“THE CHURCH IS ACTING TOO MUCH LIKE A BUSINESS.”
That is a phrase that I hear often in church circles. As I have listened to people who make the statement I usually hear a few different concerns.
The first concern usually happens when accountability is inserted into the culture of the church. When someone expects the church to hold people and groups accountable for their actions or in-actions, some do not like it and want to say the church is not a business.
A second time when this statement is heard is when the church gets so serious about its mission that it deliberately plans for growth. Some believe that ideas like leadership, strategic planning or goal setting belong in the boardroom and not in the church.
Another time when this accusation gets bandied about is when the church institutes processes or policies that people are not used to. For example policies about room use or procedures for scheduling meetings.
Another situation that could prompt someone to make a statement like the above is when church leaders begin to learn best practices from others and try to adapt the principles in their own church.
All of these complaints could be boiled down to two primary ideas: the business card is usually played when a church tries to use it resources to best of its ability or when the church gets purposeful about its mission.
People everywhere have come to expect efficiency and great customer service in every area of their lives. When they go to a department store, they expect to be treated with courtesy and get a fair price on the articles they purchase. Of course, that would not be possible if the store did not expect its employees to be courteous and knowledgeable of the items they stock. If the store did not take care to plan and create a strategy for providing its wares, the customers would nit find the items they had become accustomed to and they would shop somewhere else. If the store did not make efforts to learn from other retailers and nurture its suppliers, its customers would wind up paying much more for their items.
Retailers (and other businesses) work tirelessly to create efficient, well-managed and pleasant environments in which people could buy their stuff. Imagine that! All that work and effort to make money and provide things that will decay and fall apart.
Shouldn’t the church put at least as much effort into making sure the world sees, hears and experiences the greatest news every before heard? Of course we should! Secular businesses spend thousands of hours and millions of dollars just to make money. Church should invest all it can to ensure that people have the opportunity to hear the good news of Jesus Christ and grow in their relationship with God.
I don’t think I could say
it any better that Bill Hybels, Senior Pastor of Willow Creek Community Church. One of Hybels’ senior staff members once presented a case study to the Harvard Business School. As part of the defense of the case study, Bill was invited to come answer questions from the students. During the question and answer session a student made the remark that he didn’t think pastors should blend business practices with spiritual things.
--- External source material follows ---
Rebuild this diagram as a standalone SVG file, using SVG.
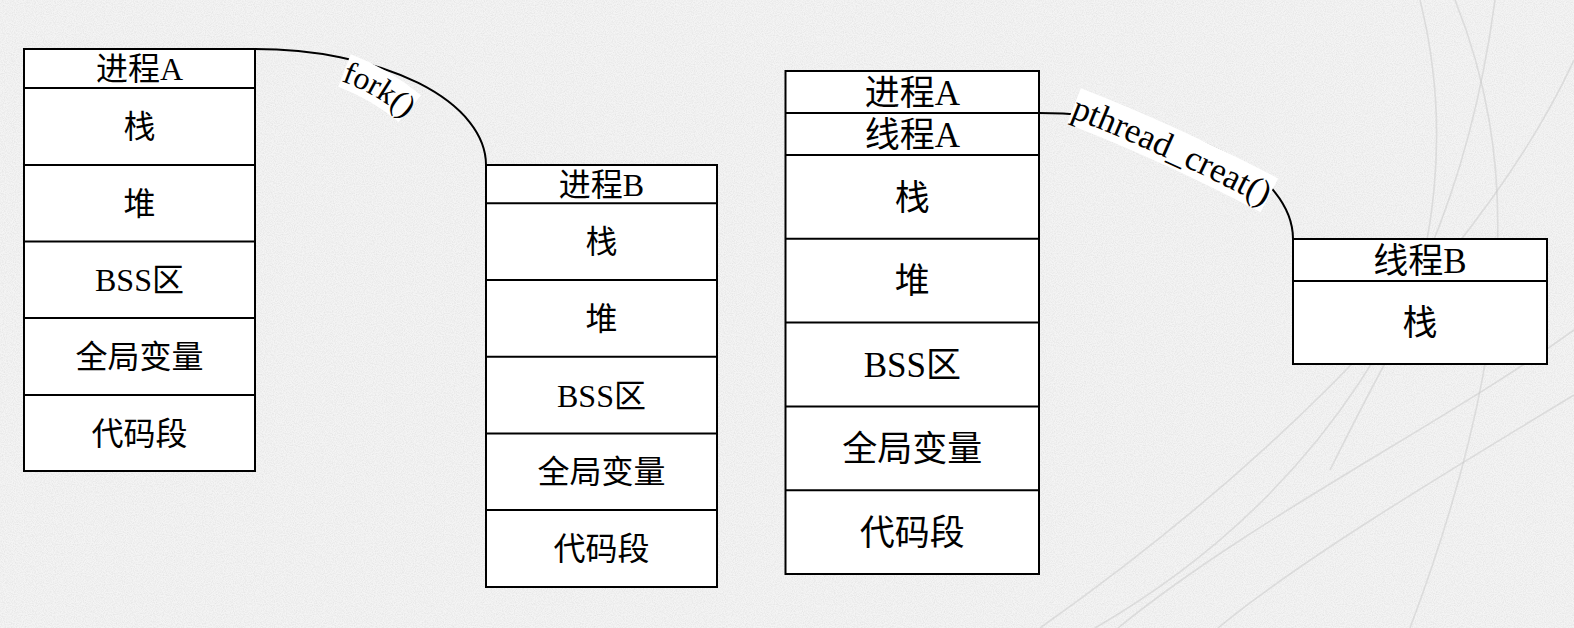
<svg xmlns="http://www.w3.org/2000/svg" width="1574" height="628" viewBox="0 0 1574 628">
  <style>
    .box { fill: #ffffff; stroke: #000000; stroke-width: 2; }
    .div { stroke: #000000; stroke-width: 2; }
    .lbl { font-family: "Liberation Serif", "Noto Sans CJK SC", serif; text-anchor: middle; fill: #000000; }
    .s32 { font-size: 32px; }
    .s35 { font-size: 35px; }
    .edge { fill: none; stroke: #000000; stroke-width: 2; }
    .band { fill: none; stroke: #ffffff; stroke-linecap: butt; }
    .elbl { font-family: "Liberation Serif", serif; fill: #000000; }
    .streak { fill: none; stroke: #c8c8c8; stroke-width: 1.6; stroke-opacity: 0.5; }
  </style>
  <defs>
    <filter id="grain" x="0" y="0" width="100%" height="100%">
      <feTurbulence type="fractalNoise" baseFrequency="0.9" numOctaves="2" seed="3" result="n"/>
      <feColorMatrix in="n" type="matrix" values="0 0 0 0 0.55  0 0 0 0 0.55  0 0 0 0 0.55  0 0 0 -1.6 1.05"/>
    </filter>
    <path id="forkPath" d="M341,81 Q380,95 410,123"/>
    <path id="pthreadPath" d="M1070,117 Q1167,155 1270,209"/>
  </defs>

  <!-- paper background -->
  <rect x="0" y="0" width="1574" height="628" fill="#f4f4f4"/>
  <rect x="0" y="0" width="1574" height="628" filter="url(#grain)" opacity="0.35"/>
  <g id="streaks">
    <path class="streak" d="M1455,0 C1515,150 1522,330 1410,628"/>
    <path class="streak" d="M1495,0 C1462,250 1350,480 1095,628"/>
    <path class="streak" d="M1574,60 C1500,220 1320,430 1040,628"/>
    <path class="streak" d="M1574,330 C1450,420 1250,520 1118,628"/>
    <path class="streak" d="M1574,395 C1450,470 1300,560 1218,628"/>
    <path class="streak" d="M1420,0 C1450,120 1440,260 1383,367 C1360,410 1345,440 1330,470"/>
  </g>

  <!-- connectors -->
  <g id="connectors">
    <path id="edge-fork" class="edge" d="M255,49 A231,116 0 0 1 486,165"/>
    <path class="band" d="M344.5,70.5 Q385,86 416,114" stroke-width="35" stroke-dasharray="76 400"/>
    <text class="elbl" font-size="32"><textPath href="#forkPath">fork()</textPath></text>

    <path id="edge-pthread" class="edge" d="M1039,113 A254,126 0 0 1 1293,239"/>
    <path class="band" d="M1074,106 Q1172,144 1275.5,198.5" stroke-width="38" stroke-dasharray="215 500"/>
    <text class="elbl" font-size="35"><textPath href="#pthreadPath">pthread_creat()</textPath></text>
  </g>

  <!-- parent process -->
  <g id="procA">
    <rect class="box" x="24" y="49" width="231" height="422"/>
    <line class="div" x1="24" y1="88" x2="255" y2="88"/>
    <line class="div" x1="24" y1="165" x2="255" y2="165"/>
    <line class="div" x1="24" y1="241.5" x2="255" y2="241.5"/>
    <line class="div" x1="24" y1="318" x2="255" y2="318"/>
    <line class="div" x1="24" y1="395" x2="255" y2="395"/>
    <text class="lbl s32" x="139.5" y="80">进程A</text>
    <text class="lbl s32" x="139.5" y="138">栈</text>
    <text class="lbl s32" x="139.5" y="214.5">堆</text>
    <text class="lbl s32" x="139.5" y="291">BSS区</text>
    <text class="lbl s32" x="139.5" y="368">全局变量</text>
    <text class="lbl s32" x="139.5" y="444.5">代码段</text>
  </g>

  <!-- forked child process -->
  <g id="procB">
    <rect class="box" x="486" y="165" width="231" height="422"/>
    <line class="div" x1="486" y1="203.3" x2="717" y2="203.3"/>
    <line class="div" x1="486" y1="280" x2="717" y2="280"/>
    <line class="div" x1="486" y1="356.7" x2="717" y2="356.7"/>
    <line class="div" x1="486" y1="433.4" x2="717" y2="433.4"/>
    <line class="div" x1="486" y1="510" x2="717" y2="510"/>
    <text class="lbl s32" x="601.5" y="195.5">进程B</text>
    <text class="lbl s32" x="601.5" y="253">栈</text>
    <text class="lbl s32" x="601.5" y="330">堆</text>
    <text class="lbl s32" x="601.5" y="406.5">BSS区</text>
    <text class="lbl s32" x="601.5" y="483">全局变量</text>
    <text class="lbl s32" x="601.5" y="560">代码段</text>
  </g>

  <!-- process with main thread -->
  <g id="procThreadA">
    <rect class="box" x="785.5" y="71" width="253.5" height="503"/>
    <line class="div" x1="785.5" y1="113" x2="1039" y2="113"/>
    <line class="div" x1="785.5" y1="155" x2="1039" y2="155"/>
    <line class="div" x1="785.5" y1="238.8" x2="1039" y2="238.8"/>
    <line class="div" x1="785.5" y1="322.6" x2="1039" y2="322.6"/>
    <line class="div" x1="785.5" y1="406.4" x2="1039" y2="406.4"/>
    <line class="div" x1="785.5" y1="490.2" x2="1039" y2="490.2"/>
    <text class="lbl s35" x="912.3" y="104.5">进程A</text>
    <text class="lbl s35" x="912.3" y="146.5">线程A</text>
    <text class="lbl s35" x="912.3" y="209.5">栈</text>
    <text class="lbl s35" x="912.3" y="293.3">堆</text>
    <text class="lbl s35" x="912.3" y="377">BSS区</text>
    <text class="lbl s35" x="912.3" y="460.8">全局变量</text>
    <text class="lbl s35" x="912.3" y="544.6">代码段</text>
  </g>

  <!-- created thread -->
  <g id="threadB">
    <rect class="box" x="1293" y="239" width="254" height="125"/>
    <line class="div" x1="1293" y1="281" x2="1547" y2="281"/>
    <text class="lbl s35" x="1420" y="272.5">线程B</text>
    <text class="lbl s35" x="1420" y="335">栈</text>
  </g>
</svg>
Bill took a deep breath, uttered a silent prayer and said:
“You know, I find it very interesting that you’re here in one of the best schools in the history of education, learning the very latest and greatest leadership and management disciplines so that you can graduate from here and join a secular company to help them set records manufacturing and selling widgets, soap, or software. There’s nothing wrong with that. People can benefit from using all that stuff so you might as well do your best to get it into their hands. But still, it’s only stuff. It isn’t going to transform anybody’s life in a deeply significant way. It isn’t going to change the world or determine anybody’s eternal destiny.
“What you have to understand is that some of us church leaders believe to the core of our beings that the local church is the hope of the world. We really believe that. We believe that the church is the only God-anointed agency in society that stewards the transforming message of the love of Christ. We believe that the church addresses every human being’s deepest need. We believe that the church can lead people into a whole new way of living and loving and serving, and can thereby transform society.
“You also need to realize that some of us church leaders live daily with the realization that the eternal destinies of people in our communities hang in the balance. That’s why we are so determined to get our visions right and live out our values and come up with effective strategies. We truly believe that it matters that we attain our goals . It matters that we align our staffs and leverage our resources. We believe that the success or failure of our churches directly affects people’s lives here today and for eternity. We believe this to our depths. We’d take bullets for it.”
I continued, “That’s why we make no apology for learning and applying best practice principles as God leads us in our churches. How could we do otherwise? The church is the hope of the world.” Courageous Leadership (p. 69-70)
Indeed! The church ought to learn all it can about the best practices of the best organizations on the planet and then deploy them for God’s use. Even Israel plundered the Egyptiansas they left for the promised land (Ex 12:36).